Ein Team (von links): Stefanie Gärtner (Bündnis 90/Die Grünen), Daniel Wohlsdorf (SPD) und Bürgermeisterkandidatin Vanessa Giese (M, parteilos).
Ein Team (von links): Stefanie Gärtner (Bündnis 90/Die Grünen), Daniel Wohlsdorf (SPD) und Bürgermeisterkandidatin Vanessa Giese (M, parteilos). © Christof Perrevoort

Giese will ihre Aktivitäten in den sozialen Netzwerken noch weiter ausbauen. Auf Instagram und bei Facebook hat sie hunderte Freunde und Follower, derzeit arbeitet sie an ihrem Tiktok-Kanal. Warum lässt sie sich dabei nicht von einem Social-Media-Team helfen? „Das funktioniert nicht“, weiß Medienprofi Giese. „Sowas muss man selbst machen, sonst ist es nicht glaubwürdig.“

Eilig trinkt Vanessa Giese ihre Cola Zero aus.
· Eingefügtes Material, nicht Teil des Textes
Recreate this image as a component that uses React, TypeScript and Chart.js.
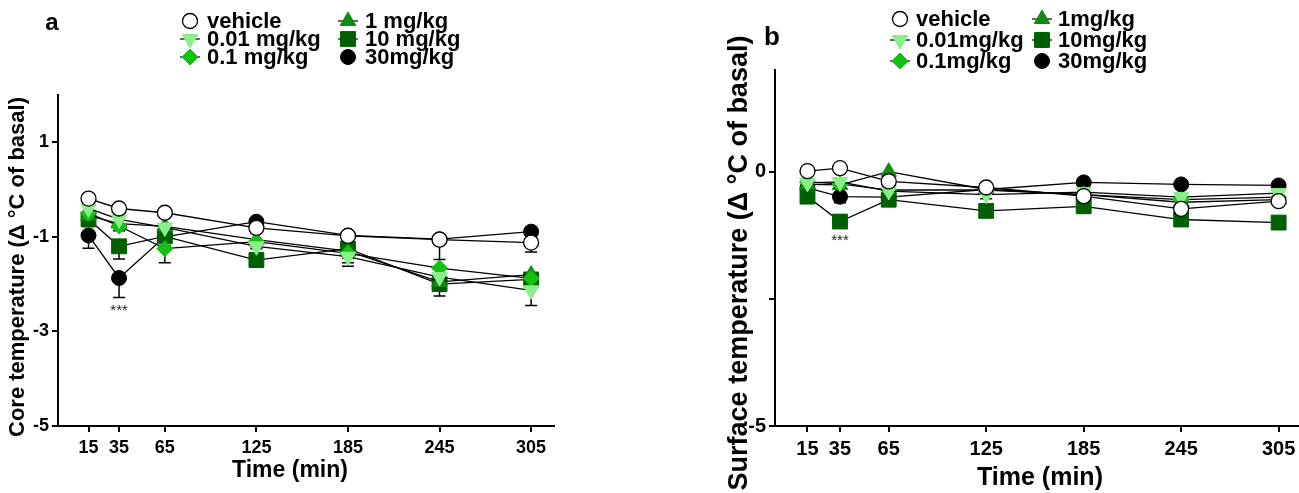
import React, { useEffect, useRef } from 'react';
import { Chart, registerables } from 'chart.js';

Chart.register(...registerables);

// ---------- data ----------
const TIMES = [15, 35, 65, 125, 185, 245, 305];
const X_TICKS = [15, 35, 65, 125, 185, 245, 305];
const Y_TICKS_A = [-5, -3, -1, 1];
const Y_TICKS_B = [-5, -2.5, 0];
const Y_LABELED_B = [-5, 0];

const LABELS_A = ['vehicle', '0.01 mg/kg', '0.1 mg/kg', '1 mg/kg', '10 mg/kg', '30mg/kg'];
const LABELS_B = ['vehicle', '0.01mg/kg', '0.1mg/kg', '1mg/kg', '10mg/kg', '30mg/kg'];

// Core temperature (panel a)
const CORE_VEHICLE = [-0.19, -0.4, -0.49, -0.81, -0.98, -1.06, -1.12];
const CORE_001 = [-0.4, -0.63, -0.8, -1.2, -1.42, -1.85, -2.13];
const CORE_01 = [-0.5, -0.77, -1.25, -1.1, -1.35, -1.66, -1.88];
const CORE_1 = [-0.55, -0.72, -0.78, -1.06, -1.3, -1.95, -1.8];
const CORE_10 = [-0.63, -1.2, -0.99, -1.49, -1.25, -2.0, -1.9];
const CORE_30 = [-0.97, -1.87, -1.0, -0.68, -0.97, -1.05, -0.89];

const CORE_VEHICLE_ERR = [0.1, 0.1, 0.1, 0.1, 0.1, 0.42, 0.2];
const CORE_001_ERR = [0.1, 0.1, 0.2, 0.15, 0.2, 0.2, 0.32];
const CORE_01_ERR = [0.1, 0.1, 0.3, 0.15, 0.2, 0.25, 0.2];
const CORE_1_ERR = [0.1, 0.1, 0.2, 0.15, 0.15, 0.2, 0.2];
const CORE_10_ERR = [0.15, 0.27, 0.2, 0.15, 0.2, 0.25, 0.2];
const CORE_30_ERR = [0.27, 0.41, 0.2, 0.1, 0.1, 0.1, 0.1];

// Surface temperature (panel b)
const SURF_VEHICLE = [0.01, 0.07, -0.19, -0.31, -0.48, -0.73, -0.58];
const SURF_001 = [-0.22, -0.2, -0.38, -0.45, -0.4, -0.5, -0.42];
const SURF_01 = [-0.2, -0.24, -0.36, -0.36, -0.45, -0.55, -0.5];
const SURF_1 = [-0.25, -0.26, 0.0, -0.35, -0.45, -0.6, -0.55];
const SURF_10 = [-0.49, -0.98, -0.55, -0.77, -0.68, -0.94, -1.0];
const SURF_30 = [-0.32, -0.49, -0.5, -0.35, -0.21, -0.25, -0.27];

const SURF_VEHICLE_ERR = [0.05, 0.05, 0.08, 0.05, 0.08, 0.08, 0.08];
const SURF_001_ERR = [0.05, 0.05, 0.1, 0.08, 0.1, 0.08, 0.1];
const SURF_01_ERR = [0.05, 0.05, 0.1, 0.08, 0.1, 0.08, 0.08];
const SURF_1_ERR = [0.05, 0.05, 0.1, 0.08, 0.1, 0.08, 0.08];
const SURF_10_ERR = [0.1, 0.1, 0.1, 0.1, 0.12, 0.1, 0.1];
const SURF_30_ERR = [0.08, 0.12, 0.18, 0.08, 0.08, 0.08, 0.08];

const STAR_TIME_A = 35;
const STAR_VALUE_A = -2.5;
const STAR_TIME_B = 35;
const STAR_VALUE_B = -1.3;

// ---------- styles ----------
const FONT = '"Liberation Sans", Arial, Helvetica, sans-serif';
const STYLES = [
  { shape: 'circle', rot: 0, r: 7.5, fill: '#ffffff', stroke: '#000000', lw: 1.3 },
  { shape: 'triangle', rot: 180, r: 9, fill: '#8aee8a', stroke: '#8aee8a', lw: 1 },
  { shape: 'rectRot', rot: 0, r: 8, fill: '#14c014', stroke: '#14c014', lw: 1 },
  { shape: 'triangle', rot: 0, r: 9, fill: '#118a11', stroke: '#118a11', lw: 1 },
  { shape: 'rect', rot: 0, r: 10.5, fill: '#005f00', stroke: '#005f00', lw: 1 },
  { shape: 'circle', rot: 0, r: 7.5, fill: '#000000', stroke: '#000000', lw: 1 },
];

function drawMarker(ctx: CanvasRenderingContext2D, s: any, x: number, y: number) {
  ctx.save();
  ctx.beginPath();
  const r = s.r;
  if (s.shape === 'circle') {
    ctx.arc(x, y, r, 0, Math.PI * 2);
  } else if (s.shape === 'triangle') {
    let a = (s.rot * Math.PI) / 180;
    ctx.moveTo(x + Math.sin(a) * r, y - Math.cos(a) * r);
    a += (2 * Math.PI) / 3;
    ctx.lineTo(x + Math.sin(a) * r, y - Math.cos(a) * r);
    a += (2 * Math.PI) / 3;
    ctx.lineTo(x + Math.sin(a) * r, y - Math.cos(a) * r);
    ctx.closePath();
  } else if (s.shape === 'rect') {
    const h = r * Math.SQRT1_2;
    ctx.rect(x - h, y - h, 2 * h, 2 * h);
  } else {
    ctx.moveTo(x, y - r);
    ctx.lineTo(x + r, y);
    ctx.lineTo(x, y + r);
    ctx.lineTo(x - r, y);
    ctx.closePath();
  }
  ctx.fillStyle = s.fill;
  ctx.fill();
  ctx.strokeStyle = s.stroke;
  ctx.lineWidth = s.lw;
  ctx.stroke();
  ctx.restore();
}

type Panel = {
  letter: string;
  letterX: number;
  letterY: number;
  letterSize: number;
  labels: string[];
  series: number[][];
  errors: number[][];
  yTicks: number[];
  yLabeled: number[];
  yTitle: string;
  yTitleX: number;
  yTitleY: number;
  yTitleSize: number;
  xTitleX: number;
  xTitleY: number;
  xTitleSize: number;
  tickSize: number;
  legendCols: number[];
  legendTextGap: number;
  legendRows: number[];
  legendSize: number;
  starTime: number;
  starValue: number;
  canvasLeft: number;
  canvasWidth: number;
  yWidth: number;
  padTop: number;
  padRight: number;
};

const PANEL_A: Panel = {
  letter: 'a', letterX: 52, letterY: 23, letterSize: 24,
  labels: LABELS_A,
  series: [CORE_VEHICLE, CORE_001, CORE_01, CORE_1, CORE_10, CORE_30],
  errors: [CORE_VEHICLE_ERR, CORE_001_ERR, CORE_01_ERR, CORE_1_ERR, CORE_10_ERR, CORE_30_ERR],
  yTicks: Y_TICKS_A, yLabeled: Y_TICKS_A,
  yTitle: 'Core temperature (\u0394 \u00B0C of basal)', yTitleX: 18, yTitleY: 267, yTitleSize: 22,
  xTitleX: 290, xTitleY: 471, xTitleSize: 23,
  tickSize: 18,
  legendCols: [190, 348], legendTextGap: 17, legendRows: [21, 39, 57], legendSize: 22,
  starTime: STAR_TIME_A, starValue: STAR_VALUE_A,
  canvasLeft: 0, canvasWidth: 640, yWidth: 58, padTop: 95, padRight: 86,
};

const PANEL_B: Panel = {
  letter: 'b', letterX: 772, letterY: 38, letterSize: 26,
  labels: LABELS_B,
  series: [SURF_VEHICLE, SURF_001, SURF_01, SURF_1, SURF_10, SURF_30],
  errors: [SURF_VEHICLE_ERR, SURF_001_ERR, SURF_01_ERR, SURF_1_ERR, SURF_10_ERR, SURF_30_ERR],
  yTicks: Y_TICKS_B, yLabeled: Y_LABELED_B,
  yTitle: 'Surface temperature (\u0394 \u00B0C of basal)', yTitleX: 740, yTitleY: 263, yTitleSize: 27,
  xTitleX: 1040, xTitleY: 478, xTitleSize: 25,
  tickSize: 20,
  legendCols: [900, 1042], legendTextGap: 16, legendRows: [19, 40, 61], legendSize: 22,
  starTime: STAR_TIME_B, starValue: STAR_VALUE_B,
  canvasLeft: 720, canvasWidth: 600, yWidth: 55, padTop: 70, padRight: 17,
};

function makeOverlay(p: Panel) {
  return {
    id: 'overlay' + p.letter,
    beforeDatasetsDraw(chart: any) {
      const ctx = chart.ctx as CanvasRenderingContext2D;
      const ys = chart.scales.y;
      ctx.save();
      ctx.strokeStyle = '#000';
      ctx.lineWidth = 1.5;
      p.series.forEach((vals, i) => {
        const meta = chart.getDatasetMeta(i);
        vals.forEach((v, j) => {
          const e = p.errors[i][j];
          const pt = meta.data[j];
          if (!pt) return;
          const x = pt.x;
          const y1 = ys.getPixelForValue(v);
          const y2 = ys.getPixelForValue(v - e);
          ctx.beginPath();
          ctx.moveTo(x, y1);
          ctx.lineTo(x, y2);
          ctx.moveTo(x - 6, y2);
          ctx.lineTo(x + 6, y2);
          ctx.stroke();
        });
      });
      ctx.restore();
    },
    afterDraw(chart: any) {
      const ctx = chart.ctx as CanvasRenderingContext2D;
      const off = p.canvasLeft;
      ctx.save();
      ctx.fillStyle = '#000';
      ctx.font = `bold ${p.letterSize}px ${FONT}`;
      ctx.textAlign = 'center';
      ctx.textBaseline = 'middle';
      ctx.fillText(p.letter, p.letterX - off, p.letterY);
      ctx.font = `bold ${p.legendSize}px ${FONT}`;
      ctx.textAlign = 'left';
      p.labels.forEach((lab, i) => {
        const col = Math.floor(i / 3);
        const row = i % 3;
        const mx = p.legendCols[col] - off;
        const my = p.legendRows[row];
        const s = STYLES[i];
        if (s.shape !== 'circle') {
          ctx.save();
          ctx.strokeStyle = '#000';
          ctx.lineWidth = 1.2;
          ctx.beginPath();
          ctx.moveTo(mx - 10, my);
          ctx.lineTo(mx + 10, my);
          ctx.stroke();
          ctx.restore();
        }
        drawMarker(ctx, s, mx, my);
        ctx.fillStyle = '#000';
        ctx.fillText(lab, mx + p.legendTextGap, my + 1);
      });
      ctx.textAlign = 'center';
      ctx.font = `bold ${p.xTitleSize}px ${FONT}`;
      ctx.fillText('Time (min)', p.xTitleX - off, p.xTitleY);
      ctx.save();
      ctx.translate(p.yTitleX - off, p.yTitleY);
      ctx.rotate(-Math.PI / 2);
      ctx.font = `bold ${p.yTitleSize}px ${FONT}`;
      ctx.fillText(p.yTitle, 0, 0);
      ctx.restore();
      const sx = chart.scales.x.getPixelForValue(p.starTime);
      const sy = chart.scales.y.getPixelForValue(p.starValue);
      ctx.font = `15px ${FONT}`;
      ctx.fillStyle = '#222';
      ctx.fillText('***', sx, sy + 3);
      ctx.restore();
    },
  };
}

function makeConfig(p: Panel): any {
  const datasets = p.series.map((vals, i) => {
    const s = STYLES[i];
    return {
      label: p.labels[i],
      data: TIMES.map((t, j) => ({ x: t, y: vals[j] })),
      borderColor: '#000',
      borderWidth: 1.3,
      tension: 0,
      fill: false,
      clip: false,
      pointStyle: s.shape,
      pointRotation: s.rot,
      pointRadius: s.r,
      pointHoverRadius: s.r,
      pointBackgroundColor: s.fill,
      pointBorderColor: s.stroke,
      pointBorderWidth: s.lw,
    };
  });
  return {
    type: 'line',
    data: { datasets },
    options: {
      responsive: false,
      animation: false,
      events: [],
      layout: { padding: { left: 0, top: p.padTop, right: p.padRight, bottom: 0 } },
      plugins: { legend: { display: false }, tooltip: { enabled: false }, title: { display: false } },
      scales: {
        x: {
          type: 'linear',
          min: -5,
          max: 320,
          afterBuildTicks: (scale: any) => {
            scale.ticks = X_TICKS.map((v) => ({ value: v }));
          },
          afterFit: (scale: any) => {
            scale.height = 67;
            scale.paddingLeft = 0;
            scale.paddingRight = 0;
          },
          ticks: {
            autoSkip: false,
            maxRotation: 0,
            padding: 5,
            color: '#000',
            font: { family: FONT, size: p.tickSize, weight: 'bold' },
            callback: (v: any) => String(v),
          },
          grid: { drawOnChartArea: false, drawTicks: true, tickLength: 6, color: '#000', lineWidth: 2 },
          border: { display: true, color: '#000', width: 2 },
        },
        y: {
          type: 'linear',
          min: -5,
          max: 2,
          afterBuildTicks: (scale: any) => {
            scale.ticks = p.yTicks.map((v) => ({ value: v }));
          },
          afterFit: (scale: any) => {
            scale.width = p.yWidth;
            scale.paddingTop = 0;
            scale.paddingBottom = 0;
          },
          ticks: {
            autoSkip: false,
            padding: 3,
            color: '#000',
            font: { family: FONT, size: p.tickSize, weight: 'bold' },
            callback: (v: any) => (p.yLabeled.includes(v) ? String(v) : ''),
          },
          grid: { drawOnChartArea: false, drawTicks: true, tickLength: 6, color: '#000', lineWidth: 2 },
          border: { display: true, color: '#000', width: 2 },
        },
      },
    },
    plugins: [makeOverlay(p)],
  };
}

function PanelChart({ panel }: { panel: Panel }) {
  const ref = useRef<HTMLCanvasElement | null>(null);
  useEffect(() => {
    if (!ref.current) return;
    const chart = new Chart(ref.current, makeConfig(panel));
    return () => chart.destroy();
  }, [panel]);
  return (
    <canvas
      ref={ref}
      width={panel.canvasWidth}
      height={493}
      style={{ position: 'absolute', left: panel.canvasLeft, top: 0, width: panel.canvasWidth, height: 493 }}
    />
  );
}

export default function App() {
  return (
    <div
      style={{
        position: 'fixed',
        left: 0,
        top: 0,
        width: 1299,
        height: 493,
        overflow: 'hidden',
        background: '#ffffff',
      }}
    >
      <PanelChart panel={PANEL_A} />
      <PanelChart panel={PANEL_B} />
    </div>
  );
}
Der nächste Termin ruft. Am Abend will sie noch in eine Ausschusssitzung. Sie nutzt gerade die Zeit, um „die lokalpolitischen Prozesse zu verfolgen und zu hinterfragen“.

In ein paar Wochen wird sie dann weiter aus der „Deckung“ kommen. „Dann werde ich auch meine beruflichen Aktivitäten als Beraterin deutlich zurückfahren“, so Giese. Um bald dem Rathaus deutlich näherzukommen.